> _Problem description_
Up to and including the line that contains "from matplotlib.ticker import MultipleLocator", write out each line of the material from its first line, exactly.

■ ■ ■ ■

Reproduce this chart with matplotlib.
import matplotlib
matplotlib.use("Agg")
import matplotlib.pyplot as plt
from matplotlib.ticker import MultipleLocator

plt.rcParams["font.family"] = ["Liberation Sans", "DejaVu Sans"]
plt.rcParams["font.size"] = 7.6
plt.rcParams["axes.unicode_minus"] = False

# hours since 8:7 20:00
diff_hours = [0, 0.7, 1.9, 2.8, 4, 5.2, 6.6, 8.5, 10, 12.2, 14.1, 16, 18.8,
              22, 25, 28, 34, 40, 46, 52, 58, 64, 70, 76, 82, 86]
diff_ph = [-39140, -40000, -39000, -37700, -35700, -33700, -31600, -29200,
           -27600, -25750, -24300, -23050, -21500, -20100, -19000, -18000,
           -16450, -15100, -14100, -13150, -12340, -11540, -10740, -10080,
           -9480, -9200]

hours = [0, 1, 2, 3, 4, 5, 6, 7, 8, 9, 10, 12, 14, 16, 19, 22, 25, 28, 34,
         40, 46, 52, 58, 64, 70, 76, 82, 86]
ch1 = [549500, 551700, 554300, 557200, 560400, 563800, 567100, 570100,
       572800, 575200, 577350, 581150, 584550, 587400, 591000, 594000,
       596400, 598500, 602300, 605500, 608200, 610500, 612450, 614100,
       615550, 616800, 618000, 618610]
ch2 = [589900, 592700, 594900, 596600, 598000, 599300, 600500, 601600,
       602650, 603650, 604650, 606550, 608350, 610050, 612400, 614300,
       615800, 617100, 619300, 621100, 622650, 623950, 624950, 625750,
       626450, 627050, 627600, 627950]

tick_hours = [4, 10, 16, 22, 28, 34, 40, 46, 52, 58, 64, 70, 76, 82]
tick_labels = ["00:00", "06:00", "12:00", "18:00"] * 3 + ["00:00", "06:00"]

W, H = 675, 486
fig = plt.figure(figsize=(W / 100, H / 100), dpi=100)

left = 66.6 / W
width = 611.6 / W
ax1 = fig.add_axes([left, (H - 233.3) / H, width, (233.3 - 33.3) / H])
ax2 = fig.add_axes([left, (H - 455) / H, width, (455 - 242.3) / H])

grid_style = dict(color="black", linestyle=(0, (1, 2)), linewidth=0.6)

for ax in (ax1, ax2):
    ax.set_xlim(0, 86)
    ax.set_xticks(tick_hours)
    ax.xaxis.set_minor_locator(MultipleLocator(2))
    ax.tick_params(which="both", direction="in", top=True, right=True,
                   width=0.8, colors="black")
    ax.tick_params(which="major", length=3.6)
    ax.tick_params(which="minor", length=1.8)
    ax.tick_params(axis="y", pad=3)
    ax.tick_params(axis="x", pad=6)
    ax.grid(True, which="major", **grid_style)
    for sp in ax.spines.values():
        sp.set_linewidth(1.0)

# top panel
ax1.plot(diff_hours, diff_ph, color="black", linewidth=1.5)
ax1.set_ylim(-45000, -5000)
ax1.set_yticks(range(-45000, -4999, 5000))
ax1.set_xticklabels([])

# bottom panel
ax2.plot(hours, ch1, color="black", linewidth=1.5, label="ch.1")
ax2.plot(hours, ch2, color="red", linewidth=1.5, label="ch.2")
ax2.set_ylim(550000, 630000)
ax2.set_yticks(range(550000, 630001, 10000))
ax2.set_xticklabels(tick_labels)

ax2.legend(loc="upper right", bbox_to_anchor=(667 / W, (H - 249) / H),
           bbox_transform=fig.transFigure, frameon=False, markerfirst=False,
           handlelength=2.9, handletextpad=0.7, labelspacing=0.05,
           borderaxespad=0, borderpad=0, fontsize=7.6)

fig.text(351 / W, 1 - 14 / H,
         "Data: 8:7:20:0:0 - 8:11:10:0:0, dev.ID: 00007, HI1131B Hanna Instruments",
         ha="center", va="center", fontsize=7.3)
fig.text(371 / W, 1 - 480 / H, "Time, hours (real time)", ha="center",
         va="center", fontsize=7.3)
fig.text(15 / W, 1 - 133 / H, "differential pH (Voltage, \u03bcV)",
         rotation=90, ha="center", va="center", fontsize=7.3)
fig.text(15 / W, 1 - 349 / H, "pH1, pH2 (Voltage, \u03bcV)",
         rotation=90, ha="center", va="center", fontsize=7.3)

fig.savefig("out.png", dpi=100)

■ ■ ■ ■

> _Solution_
Reproduce this chart with matplotlib.
import matplotlib
matplotlib.use("Agg")
import matplotlib.pyplot as plt
from matplotlib.ticker import MultipleLocator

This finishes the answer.